Personal information
- Born: 28 January 1987 (age 38)
- Original team: Dandenong Stingrays
- Debut: Round 15, 2006, Western Bulldogs vs. Carlton, at Telstra Dome
- Height: 183 cm (6 ft 0 in)
- Weight: 80 kg (176 lb)

Playing career^{1}
- Years: Club / Games (Goals)
- 2006: Western Bulldogs / 4 (0)
- ^{1} Playing statistics correct to the end of 2006.

= Damien McCormack =

Australian rules footballer, born 1987

Damien McCormack (born 28 January 1987) is an Australian rules footballer formerly on the Western Bulldogs list in the Australian Football League (AFL). Recruited from the Dandenong Stingrays Under 18's with the 38th pick in the 2004 National Draft, McCormack showed enough improvement throughout season 2005 to make the Werribee Tigers Grand Final side in the Victorian Football League competition. Having been allocated the number 28 guernsey, McCormack is listed at 183 cm and 80 kg.

He was delisted following the completion of the 2007 AFL season after failing to play any games with the senior team for the year.

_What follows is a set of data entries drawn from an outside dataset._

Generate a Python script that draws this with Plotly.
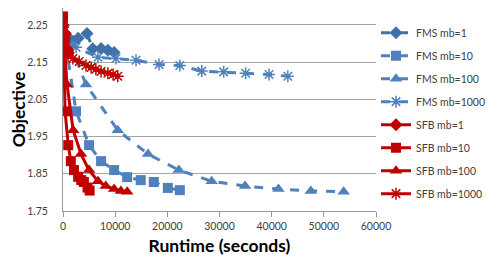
import plotly.graph_objects as go

# ---- data ----
fms1_x = [0, 770, 1900, 2900, 4600, 5700, 7300, 8600, 9800]
fms1_y = [2.249, 2.219, 2.206, 2.214, 2.227, 2.186, 2.187, 2.182, 2.176]

fms10_x = [0, 2500, 5000, 7300, 9800, 12300, 14900, 17400, 20100, 22400]
fms10_y = [2.249, 2.018, 1.927, 1.884, 1.860, 1.841, 1.833, 1.828, 1.812, 1.806]

fms100_x = [0, 4400, 10500, 16300, 22200, 28500, 34900, 41300, 47500, 53800]
fms100_y = [2.249, 2.090, 1.967, 1.903, 1.860, 1.830, 1.817, 1.809, 1.804, 1.802]

fms1000_x = [0, 2500, 6700, 10150, 14000, 18400, 22400, 26600, 30800, 35000, 39500, 43100]
fms1000_y = [2.249, 2.190, 2.163, 2.160, 2.155, 2.144, 2.141, 2.126, 2.124, 2.120, 2.117, 2.112]

sfb1_x = [0, 80, 200, 300, 450, 550, 700, 850, 1000]
sfb1_y = [2.249, 2.219, 2.206, 2.214, 2.227, 2.186, 2.187, 2.182, 2.176]

sfb10_x = [0, 400, 1000, 1500, 2100, 2900, 3500, 4000, 4700, 5100]
sfb10_y = [2.273, 2.018, 1.927, 1.884, 1.860, 1.842, 1.833, 1.828, 1.813, 1.805]

sfb100_x = [0, 770, 1950, 3450, 5000, 6700, 8200, 9800, 11100, 12300]
sfb100_y = [2.249, 2.090, 1.967, 1.903, 1.860, 1.830, 1.817, 1.809, 1.804, 1.802]

sfb1000_x = [0, 200, 570, 960, 1900, 3100, 4400, 5400, 6300, 7300, 8600, 9600, 10500]
sfb1000_y = [2.249, 2.200, 2.179, 2.168, 2.160, 2.152, 2.141, 2.136, 2.131, 2.125, 2.120, 2.117, 2.112]

x_ticks = [0, 10000, 20000, 30000, 40000, 50000, 60000]
y_ticks = [1.75, 1.85, 1.95, 2.05, 2.15, 2.25]

DARK_BLUE = "#4070AA"
BLUE = "#4F81BD"
RED = "#C00000"
FONT = "Lato"

series = [
    ("FMS mb=1", fms1_x, fms1_y, DARK_BLUE, "diamond", "dash", 10),
    ("FMS mb=10", fms10_x, fms10_y, BLUE, "square", "dash", 10),
    ("FMS mb=100", fms100_x, fms100_y, BLUE, "triangle-up", "dash", 11),
    ("FMS mb=1000", fms1000_x, fms1000_y, BLUE, "asterisk-open", "dash", 10),
    ("SFB mb=1", sfb1_x, sfb1_y, RED, "diamond", "solid", 10),
    ("SFB mb=10", sfb10_x, sfb10_y, RED, "square", "solid", 10),
    ("SFB mb=100", sfb100_x, sfb100_y, RED, "triangle-up", "solid", 11),
    ("SFB mb=1000", sfb1000_x, sfb1000_y, RED, "asterisk-open", "solid", 10),
]

fig = go.Figure()
for i, (name, xs, ys, col, sym, dash, size) in enumerate(series):
    fig.add_trace(go.Scatter(
        x=xs, y=ys, name=name, mode="lines+markers",
        legendgroup=f"g{i}",
        line=dict(color=col, width=3, dash=dash),
        marker=dict(symbol=sym, size=size, color=col,
                    line=dict(color=col, width=1.5 if "asterisk" in sym else 0)),
    ))

fig.update_layout(
    width=498, height=258,
    margin=dict(l=55, r=130, t=0, b=55),
    paper_bgcolor="white", plot_bgcolor="white",
    font=dict(family=FONT, size=11, color="#404040"),
    showlegend=True,
    legend=dict(x=1.0, xanchor="left", y=0.95, yanchor="top",
                font=dict(family=FONT, size=10.5, color="#404040"),
                tracegroupgap=4, bgcolor="rgba(0,0,0,0)"),
    xaxis=dict(range=[0, 60000], tickvals=x_ticks, ticktext=[str(v) for v in x_ticks],
               automargin=False,
               showgrid=False, zeroline=False, showline=True, linecolor="#9A9A9A",
               linewidth=1, ticks="outside", ticklen=5, tickcolor="#9A9A9A",
               tickfont=dict(family=FONT, size=10.5, color="#404040"),
               title=dict(text="<b>Runtime (seconds)</b>", standoff=9,
                          font=dict(family=FONT, size=17.5, color="black"))),
    yaxis=dict(range=[1.75, 2.2956], tickvals=y_ticks, ticktext=[f"{v:.2f}" for v in y_ticks],
               automargin=False,
               showgrid=True, gridcolor="#A6A6A6", gridwidth=1, zeroline=False,
               showline=True, linecolor="#9A9A9A", linewidth=1, ticks="",
               ticklabelstandoff=12,
               tickfont=dict(family=FONT, size=10.5, color="#404040"),
               title=dict(text="<b>Objective</b>", standoff=7,
                          font=dict(family=FONT, size=17.5, color="black"))),
)

fig.write_html("out.html")
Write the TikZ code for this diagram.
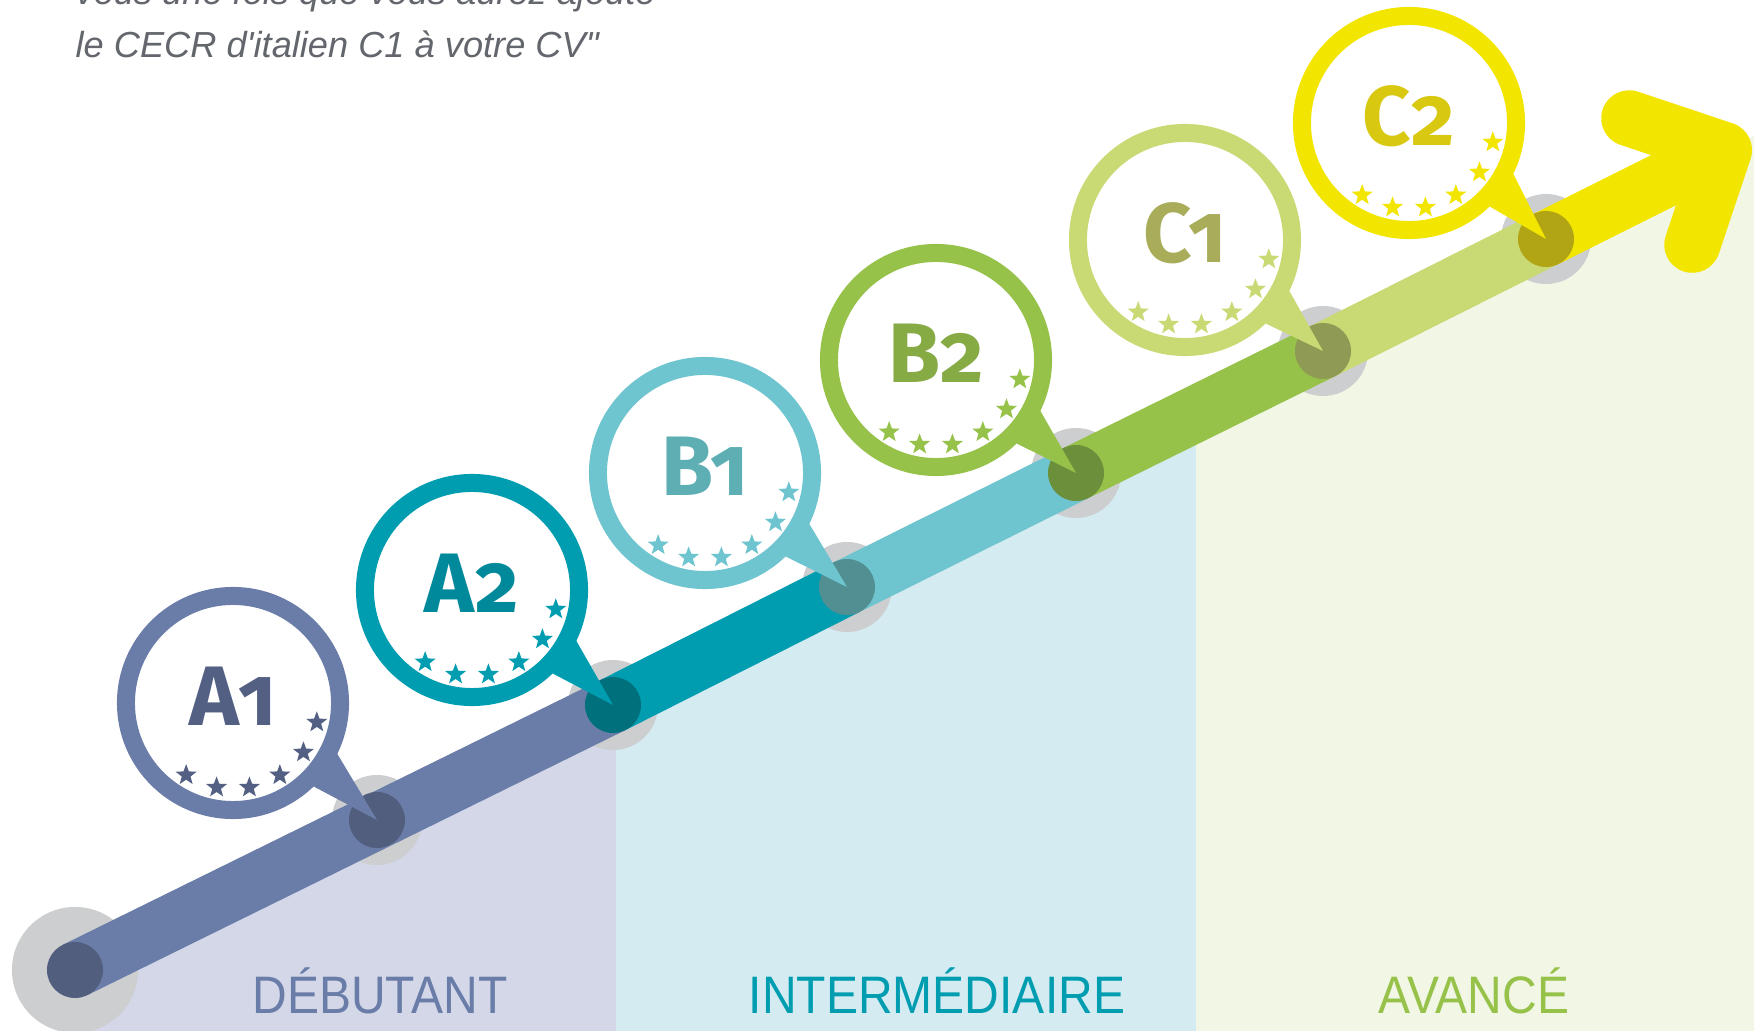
\documentclass[tikz,border=0pt]{standalone}
\usepackage{fontspec}
\usepackage{tikz}
\usetikzlibrary{shapes.geometric}
\newfontfamily\levelfont[Numbers=OldStyle]{Fira Sans}
\newfontfamily\stagefont[FakeStretch=0.91]{Liberation Sans}
\newfontfamily\quotefont{Liberation Sans}
\definecolor{halogray}{HTML}{CDCED0}
\definecolor{pa}{HTML}{D3D7E8}
\definecolor{pb}{HTML}{D5EBF2}
\definecolor{pc}{HTML}{F2F6E5}
\definecolor{quotegray}{HTML}{63666C}
\definecolor{c1}{HTML}{6A7DA8}
\definecolor{c2}{HTML}{009DB1}
\definecolor{c3}{HTML}{6FC5CF}
\definecolor{c4}{HTML}{97C24A}
\definecolor{c5}{HTML}{C9DA75}
\definecolor{c6}{HTML}{F2E500}
\definecolor{d1}{HTML}{525E7E}
\definecolor{d2}{HTML}{00707D}
\definecolor{d3}{HTML}{528F92}
\definecolor{d4}{HTML}{6B8F3A}
\definecolor{d5}{HTML}{8F9A54}
\definecolor{d6}{HTML}{B2A515}
\definecolor{t1}{HTML}{536083}
\definecolor{t2}{HTML}{00899B}
\definecolor{t3}{HTML}{5DAFB4}
\definecolor{t4}{HTML}{86AA44}
\definecolor{t5}{HTML}{A9AD5A}
\definecolor{t6}{HTML}{D8C810}

\begin{document}
\begin{tikzpicture}[x=0.01cm, y=0.01cm,
    halo/.style={circle, fill=halogray, minimum size=0.9cm, inner sep=0},
    knot/.style={circle, minimum size=0.56cm, inner sep=0},
    band/.style={line width=0.56cm},
    bubble/.style={circle, fill=white, line width=0.18cm, minimum size=2.14cm, inner sep=0},
    lvltext/.style={anchor=base, yshift=-0.22cm, font=\levelfont\bfseries\fontsize{24}{28}\selectfont},
    star5/.style={star, star points=5, star point ratio=2.4, minimum size=0.22cm, inner sep=0},
    stage/.style={anchor=base, font=\stagefont\fontsize{15}{17}\selectfont}]
        \useasboundingbox (0,0) rectangle (1754,-1031);
        \clip (0,0) rectangle (1754,-1031);

        % Panels
        \fill[pa] (75,-970) -- (616,-701) -- (616,-1031) -- (75,-1031) -- cycle;
        \fill[pb] (616,-701) -- (1196,-413) -- (1196,-1031) -- (616,-1031) -- cycle;
        \fill[pc] (1196,-413) -- (1754,-136) -- (1754,-1031) -- (1196,-1031) -- cycle;
        \node[stage, text=c1] (deb) at (380,-1013) {DÉBUTANT};
        \node[stage, text=c2] (int) at (937,-1013) {INTERMÉDIAIRE};
        \node[stage, text=c4] (ava) at (1474,-1013) {AVANCÉ};

        % Stations
        \node[halo, minimum size=1.26cm] (0) at (75,-970) {};
        \node[halo] (1) at (377,-820) {};
        \node[halo] (2) at (613,-705) {};
        \node[halo] (3) at (847,-587) {};
        \node[halo] (4) at (1076,-473) {};
        \node[halo] (5) at (1323,-351) {};
        \node[halo] (6) at (1546,-239) {};
        \coordinate (tip) at (1724,-150);

        % Path
        \draw[band, c1] (0.center) -- (2.center);
        \draw[band, c2] (2.center) -- (3.center);
        \draw[band, c3] (3.center) -- (4.center);
        \draw[band, c4] (4.center) -- (5.center);
        \draw[band, c5] (5.center) -- (6.center);
        \draw[band, c6] (6.center) -- (tip);
        \draw[band, c6, line cap=round, line join=round] ([shift={(161.5:100)}]tip) -- (tip) -- ([shift={(251.5:100)}]tip);

        % Knots
        \node[knot, fill=d1] (k0) at (0) {};
        \node[knot, fill=d1] (k1) at (1) {};
        \node[knot, fill=d2] (k2) at (2) {};
        \node[knot, fill=d3] (k3) at (3) {};
        \node[knot, fill=d4] (k4) at (4) {};
        \node[knot, fill=d5] (k5) at (5) {};
        \node[knot, fill=d6] (k6) at (6) {};

        % Bubbles
        \node[bubble, draw=c1] (a1) at (233,-703) {};
        \fill[c1] (a1.-26) -- (k1.center) -- (a1.-46) -- cycle;
        \node[lvltext, text=t1] at (a1) {A1};
        \foreach \a in {-123,-101,-79,-57,-35,-13}
            \node[star5, fill=t1] at ([shift={(\a:86)}]a1) {};

        \node[bubble, draw=c2] (a2) at (472,-590) {};
        \fill[c2] (a2.-26) -- (k2.center) -- (a2.-46) -- cycle;
        \node[lvltext, text=t2] at (a2) {A2};
        \foreach \a in {-123,-101,-79,-57,-35,-13}
            \node[star5, fill=c2] at ([shift={(\a:86)}]a2) {};

        \node[bubble, draw=c3] (b1) at (705,-473) {};
        \fill[c3] (b1.-26) -- (k3.center) -- (b1.-46) -- cycle;
        \node[lvltext, text=t3] at (b1) {B1};
        \foreach \a in {-123,-101,-79,-57,-35,-13}
            \node[star5, fill=c3] at ([shift={(\a:86)}]b1) {};

        \node[bubble, draw=c4] (b2) at (936,-360) {};
        \fill[c4] (b2.-26) -- (k4.center) -- (b2.-46) -- cycle;
        \node[lvltext, text=t4] at (b2) {B2};
        \foreach \a in {-123,-101,-79,-57,-35,-13}
            \node[star5, fill=c4] at ([shift={(\a:86)}]b2) {};

        \node[bubble, draw=c5] (c1) at (1185,-240) {};
        \fill[c5] (c1.-26) -- (k5.center) -- (c1.-46) -- cycle;
        \node[lvltext, text=t5] at (c1) {C1};
        \foreach \a in {-123,-101,-79,-57,-35,-13}
            \node[star5, fill=c5] at ([shift={(\a:86)}]c1) {};

        \node[bubble, draw=c6] (c2) at (1409,-123) {};
        \fill[c6] (c2.-26) -- (k6.center) -- (c2.-46) -- cycle;
        \node[lvltext, text=t6] at (c2) {C2};
        \foreach \a in {-123,-101,-79,-57,-35,-13}
            \node[star5, fill=c6] at ([shift={(\a:86)}]c2) {};

        % Quote
        \node[anchor=base west, inner sep=0, text=quotegray, font=\quotefont\itshape\fontsize{10.3}{12}\selectfont] (q1) at (75,-5) {vous une fois que vous aurez ajouté};
        \node[anchor=base west, inner sep=0, text=quotegray, font=\quotefont\itshape\fontsize{10.3}{12}\selectfont] (q2) at (75,-58) {le CECR d'italien C1 à votre CV"};
\end{tikzpicture}
\end{document}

McCormack spent the 2009 season with the South Australian National Football League team of Glenelg. After a promising pre-season, he underwent reconstructive surgery on his shoulder which ended his season. In 2009 he signed for the MPNFL side Seaford Tigers, where he played his junior football and participated in the club's third consecutive premiership.